» **Objective**
Extract each line of the material that follows exactly and omit its pictures.

» **Dataset section**
----

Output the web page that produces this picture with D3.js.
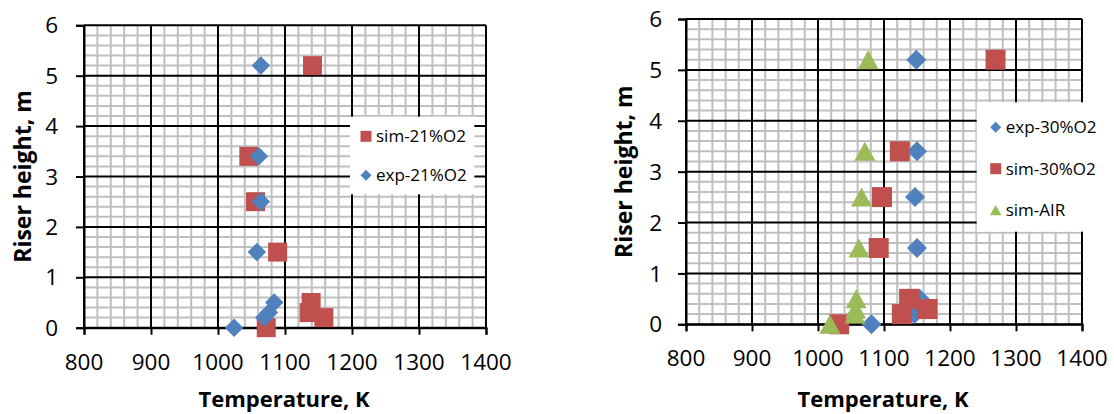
<!DOCTYPE html>
<html>
<head>
<meta charset="utf-8">
<script src="https://cdn.jsdelivr.net/npm/d3@7"></script>
<style>
  body { margin: 0; background: #fff; }
  text { font-family: "Open Sans", "DejaVu Sans", sans-serif; fill: #000; }
</style>
</head>
<body>
<script>
// riser heights shared by every series
const heights = [0, 0.2, 0.3, 0.5, 1.5, 2.5, 3.4, 5.2];

// left panel: 21% O2
const tempSim21 = [1072, 1158, 1136, 1139, 1089, 1056, 1046, 1141];
const tempExp21 = [1024, 1069, 1076, 1084, 1058, 1064, 1061, 1064];

// right panel: 30% O2 and air
const tempExp30 = [1081, 1146, 1148, 1154, 1150, 1147, 1150, 1149];
const tempSim30 = [1032, 1127, 1166, 1138, 1092, 1097, 1124, 1269];
const tempSimAir = [1018, 1056, 1057, 1058, 1062, 1066, 1071, 1076];

const xTicks = [800, 900, 1000, 1100, 1200, 1300, 1400];
const yTicks = [0, 1, 2, 3, 4, 5, 6];

const BLUE = "#4F81BD", RED = "#C0504D", GREEN = "#9BBB59";

const svg = d3.select("body").append("svg")
    .attr("width", 1114)
    .attr("height", 414);

// marker shapes, centred on 0,0
function markerPath(shape, s) {
    const h = s / 2;
    if (shape === "square") return `M${-h},${-h}H${h}V${h}H${-h}Z`;
    if (shape === "diamond") return `M0,${-h}L${h},0L0,${h}L${-h},0Z`;
    // triangle
    return `M0,${-h * 0.95}L${h * 1.05},${h * 0.95}L${-h * 1.05},${h * 0.95}Z`;
}

function drawPanel(p) {
    const g = svg.append("g");
    const x = d3.scaleLinear().domain([800, 1400]).range(p.xRange);
    const y = d3.scaleLinear().domain([0, 6]).range(p.yRange);

    // minor grid
    const xMinor = d3.range(800, 1400.1, 20).filter(v => v % 100 !== 0);
    const yMinor = d3.range(0, 6.01, 0.2).filter(v => Math.abs(v - Math.round(v)) > 0.01);
    g.selectAll(".vminor").data(xMinor).enter().append("line")
        .attr("x1", d => x(d)).attr("x2", d => x(d))
        .attr("y1", y(0)).attr("y2", y(6))
        .attr("stroke", "#bfbfbf").attr("stroke-width", 2);
    g.selectAll(".hminor").data(yMinor).enter().append("line")
        .attr("x1", x(800)).attr("x2", x(1400))
        .attr("y1", d => y(d)).attr("y2", d => y(d))
        .attr("stroke", "#bfbfbf").attr("stroke-width", 2);

    // major grid
    g.selectAll(".vmajor").data(xTicks).enter().append("line")
        .attr("x1", d => x(d)).attr("x2", d => x(d))
        .attr("y1", y(0)).attr("y2", y(6))
        .attr("stroke", "#000").attr("stroke-width", 2);
    g.selectAll(".hmajor").data(yTicks).enter().append("line")
        .attr("x1", x(800)).attr("x2", x(1400))
        .attr("y1", d => y(d)).attr("y2", d => y(d))
        .attr("stroke", "#000").attr("stroke-width", 2);

    // axes (ticks only, labels set by hand below)
    const xAxis = g.append("g").attr("transform", `translate(0,${y(0)})`)
        .call(d3.axisBottom(x).tickValues(xTicks).tickSize(7).tickFormat(""));
    const yAxis = g.append("g").attr("transform", `translate(${x(800)},0)`)
        .call(d3.axisLeft(y).tickValues(yTicks).tickSize(8).tickFormat(""));
    [xAxis, yAxis].forEach(a => {
        a.selectAll("path, line").attr("stroke", "#000").attr("stroke-width", 2);
    });

    g.selectAll(".xlab").data(xTicks).enter().append("text")
        .attr("x", d => x(d)).attr("y", y(0) + 42)
        .attr("text-anchor", "middle")
        .style("font-size", "22.5px")
        .text(d => d);
    g.selectAll(".ylab").data(yTicks).enter().append("text")
        .attr("x", x(800) - p.yLabGap).attr("y", d => y(d))
        .attr("dy", "0.36em")
        .attr("text-anchor", "end")
        .style("font-size", "22.5px")
        .text(d => d);

    // axis titles
    g.append("text")
        .attr("x", (p.xRange[0] + p.xRange[1]) / 2 - 1)
        .attr("y", 407)
        .attr("text-anchor", "middle")
        .style("font-size", "22px").style("font-weight", "bold")
        .text("Temperature, K");
    g.append("text")
        .attr("transform", `translate(${p.yTitleX},${(p.yRange[0] + p.yRange[1]) / 2}) rotate(-90)`)
        .attr("text-anchor", "middle")
        .attr("dy", "0.35em")
        .style("font-size", "23px").style("font-weight", "bold")
        .text("Riser height, m");

    // legend box
    const lg = g.append("g");
    lg.append("rect")
        .attr("x", p.legend.x).attr("y", p.legend.y)
        .attr("width", p.legend.w).attr("height", p.legend.h)
        .attr("fill", "#fff");

    // series
    p.series.forEach(s => {
        const pts = s.temps.map((t, i) => ({ t: t, h: heights[i] }));
        g.selectAll(null).data(pts).enter().append("path")
            .attr("d", markerPath(s.shape, s.shape === "square" ? p.sq : p.dia))
            .attr("transform", d => `translate(${x(d.t)},${y(d.h)})`)
            .attr("fill", s.color);
    });

    p.legendOrder.forEach((s, i) => {
        const cy = p.legend.first + i * p.legend.step;
        lg.append("path")
            .attr("d", markerPath(s.shape, 11))
            .attr("transform", `translate(${p.legend.mx},${cy})`)
            .attr("fill", s.color);
        lg.append("text")
            .attr("x", p.legend.mx + 10).attr("y", cy)
            .attr("dy", "0.36em")
            .style("font-size", "17px")
            .text(s.name);
    });
}

const sim21 = { name: "sim-21%O2", temps: tempSim21, shape: "square", color: RED };
const exp21 = { name: "exp-21%O2", temps: tempExp21, shape: "diamond", color: BLUE };
const exp30 = { name: "exp-30%O2", temps: tempExp30, shape: "diamond", color: BLUE };
const sim30 = { name: "sim-30%O2", temps: tempSim30, shape: "square", color: RED };
const simAir = { name: "sim-AIR", temps: tempSimAir, shape: "triangle", color: GREEN };

drawPanel({
    xRange: [84, 486], yRange: [327.7, 25.3],
    yLabGap: 26, yTitleX: 23,
    sq: 19, dia: 18.5,
    series: [sim21, exp21],
    legendOrder: [sim21, exp21],
    legend: { x: 350, y: 116.7, w: 124.3, h: 77.6, mx: 366, first: 136.3, step: 39 }
});

drawPanel({
    xRange: [686, 1082], yRange: [324.3, 19],
    yLabGap: 24, yTitleX: 624,
    sq: 20, dia: 20,
    series: [exp30, sim30, simAir],
    legendOrder: [exp30, sim30, simAir],
    legend: { x: 976.7, y: 102.3, w: 140, h: 129.4, mx: 995.7, first: 127.3, step: 41.4 }
});
</script>
</body>
</html>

----

» **Answer to this problem**
Output the web page that produces this picture with D3.js.
<!DOCTYPE html>
<html>
<head>
<meta charset="utf-8">
<script src="https://cdn.jsdelivr.net/npm/d3@7"></script>
<style>
  body { margin: 0; background: #fff; }
  text { font-family: "Open Sans", "DejaVu Sans", sans-serif; fill: #000; }
</style>
</head>
<body>
<script>
// riser heights shared by every series
const heights = [0, 0.2, 0.3, 0.5, 1.5, 2.5, 3.4, 5.2];

// left panel: 21% O2
const tempSim21 = [1072, 1158, 1136, 1139, 1089, 1056, 1046, 1141];
const tempExp21 = [1024, 1069, 1076, 1084, 1058, 1064, 1061, 1064];

// right panel: 30% O2 and air
const tempExp30 = [1081, 1146, 1148, 1154, 1150, 1147, 1150, 1149];
const tempSim30 = [1032, 1127, 1166, 1138, 1092, 1097, 1124, 1269];
const tempSimAir = [1018, 1056, 1057, 1058, 1062, 1066, 1071, 1076];

const xTicks = [800, 900, 1000, 1100, 1200, 1300, 1400];
const yTicks = [0, 1, 2, 3, 4, 5, 6];

const BLUE = "#4F81BD", RED = "#C0504D", GREEN = "#9BBB59";

const svg = d3.select("body").append("svg")
    .attr("width", 1114)
    .attr("height", 414);

// marker shapes, centred on 0,0
function markerPath(shape, s) {
    const h = s / 2;
    if (shape === "square") return `M${-h},${-h}H${h}V${h}H${-h}Z`;
    if (shape === "diamond") return `M0,${-h}L${h},0L0,${h}L${-h},0Z`;
    // triangle
    return `M0,${-h * 0.95}L${h * 1.05},${h * 0.95}L${-h * 1.05},${h * 0.95}Z`;
}

function drawPanel(p) {
    const g = svg.append("g");
    const x = d3.scaleLinear().domain([800, 1400]).range(p.xRange);
    const y = d3.scaleLinear().domain([0, 6]).range(p.yRange);

    // minor grid
    const xMinor = d3.range(800, 1400.1, 20).filter(v => v % 100 !== 0);
    const yMinor = d3.range(0, 6.01, 0.2).filter(v => Math.abs(v - Math.round(v)) > 0.01);
    g.selectAll(".vminor").data(xMinor).enter().append("line")
        .attr("x1", d => x(d)).attr("x2", d => x(d))
        .attr("y1", y(0)).attr("y2", y(6))
        .attr("stroke", "#bfbfbf").attr("stroke-width", 2);
    g.selectAll(".hminor").data(yMinor).enter().append("line")
        .attr("x1", x(800)).attr("x2", x(1400))
        .attr("y1", d => y(d)).attr("y2", d => y(d))
        .attr("stroke", "#bfbfbf").attr("stroke-width", 2);

    // major grid
    g.selectAll(".vmajor").data(xTicks).enter().append("line")
        .attr("x1", d => x(d)).attr("x2", d => x(d))
        .attr("y1", y(0)).attr("y2", y(6))
        .attr("stroke", "#000").attr("stroke-width", 2);
    g.selectAll(".hmajor").data(yTicks).enter().append("line")
        .attr("x1", x(800)).attr("x2", x(1400))
        .attr("y1", d => y(d)).attr("y2", d => y(d))
        .attr("stroke", "#000").attr("stroke-width", 2);

    // axes (ticks only, labels set by hand below)
    const xAxis = g.append("g").attr("transform", `translate(0,${y(0)})`)
        .call(d3.axisBottom(x).tickValues(xTicks).tickSize(7).tickFormat(""));
    const yAxis = g.append("g").attr("transform", `translate(${x(800)},0)`)
        .call(d3.axisLeft(y).tickValues(yTicks).tickSize(8).tickFormat(""));
    [xAxis, yAxis].forEach(a => {
        a.selectAll("path, line").attr("stroke", "#000").attr("stroke-width", 2);
    });

    g.selectAll(".xlab").data(xTicks).enter().append("text")
        .attr("x", d => x(d)).attr("y", y(0) + 42)
        .attr("text-anchor", "middle")
        .style("font-size", "22.5px")
        .text(d => d);
    g.selectAll(".ylab").data(yTicks).enter().append("text")
        .attr("x", x(800) - p.yLabGap).attr("y", d => y(d))
        .attr("dy", "0.36em")
        .attr("text-anchor", "end")
        .style("font-size", "22.5px")
        .text(d => d);

    // axis titles
    g.append("text")
        .attr("x", (p.xRange[0] + p.xRange[1]) / 2 - 1)
        .attr("y", 407)
        .attr("text-anchor", "middle")
        .style("font-size", "22px").style("font-weight", "bold")
        .text("Temperature, K");
    g.append("text")
        .attr("transform", `translate(${p.yTitleX},${(p.yRange[0] + p.yRange[1]) / 2}) rotate(-90)`)
        .attr("text-anchor", "middle")
        .attr("dy", "0.35em")
        .style("font-size", "23px").style("font-weight", "bold")
        .text("Riser height, m");

    // legend box
    const lg = g.append("g");
    lg.append("rect")
        .attr("x", p.legend.x).attr("y", p.legend.y)
        .attr("width", p.legend.w).attr("height", p.legend.h)
        .attr("fill", "#fff");

    // series
    p.series.forEach(s => {
        const pts = s.temps.map((t, i) => ({ t: t, h: heights[i] }));
        g.selectAll(null).data(pts).enter().append("path")
            .attr("d", markerPath(s.shape, s.shape === "square" ? p.sq : p.dia))
            .attr("transform", d => `translate(${x(d.t)},${y(d.h)})`)
            .attr("fill", s.color);
    });

    p.legendOrder.forEach((s, i) => {
        const cy = p.legend.first + i * p.legend.step;
        lg.append("path")
            .attr("d", markerPath(s.shape, 11))
            .attr("transform", `translate(${p.legend.mx},${cy})`)
            .attr("fill", s.color);
        lg.append("text")
            .attr("x", p.legend.mx + 10).attr("y", cy)
            .attr("dy", "0.36em")
            .style("font-size", "17px")
            .text(s.name);
    });
}

const sim21 = { name: "sim-21%O2", temps: tempSim21, shape: "square", color: RED };
const exp21 = { name: "exp-21%O2", temps: tempExp21, shape: "diamond", color: BLUE };
const exp30 = { name: "exp-30%O2", temps: tempExp30, shape: "diamond", color: BLUE };
const sim30 = { name: "sim-30%O2", temps: tempSim30, shape: "square", color: RED };
const simAir = { name: "sim-AIR", temps: tempSimAir, shape: "triangle", color: GREEN };

drawPanel({
    xRange: [84, 486], yRange: [327.7, 25.3],
    yLabGap: 26, yTitleX: 23,
    sq: 19, dia: 18.5,
    series: [sim21, exp21],
    legendOrder: [sim21, exp21],
    legend: { x: 350, y: 116.7, w: 124.3, h: 77.6, mx: 366, first: 136.3, step: 39 }
});

drawPanel({
    xRange: [686, 1082], yRange: [324.3, 19],
    yLabGap: 24, yTitleX: 624,
    sq: 20, dia: 20,
    series: [exp30, sim30, simAir],
    legendOrder: [exp30, sim30, simAir],
    legend: { x: 976.7, y: 102.3, w: 140, h: 129.4, mx: 995.7, first: 127.3, step: 41.4 }
});
</script>
</body>
</html>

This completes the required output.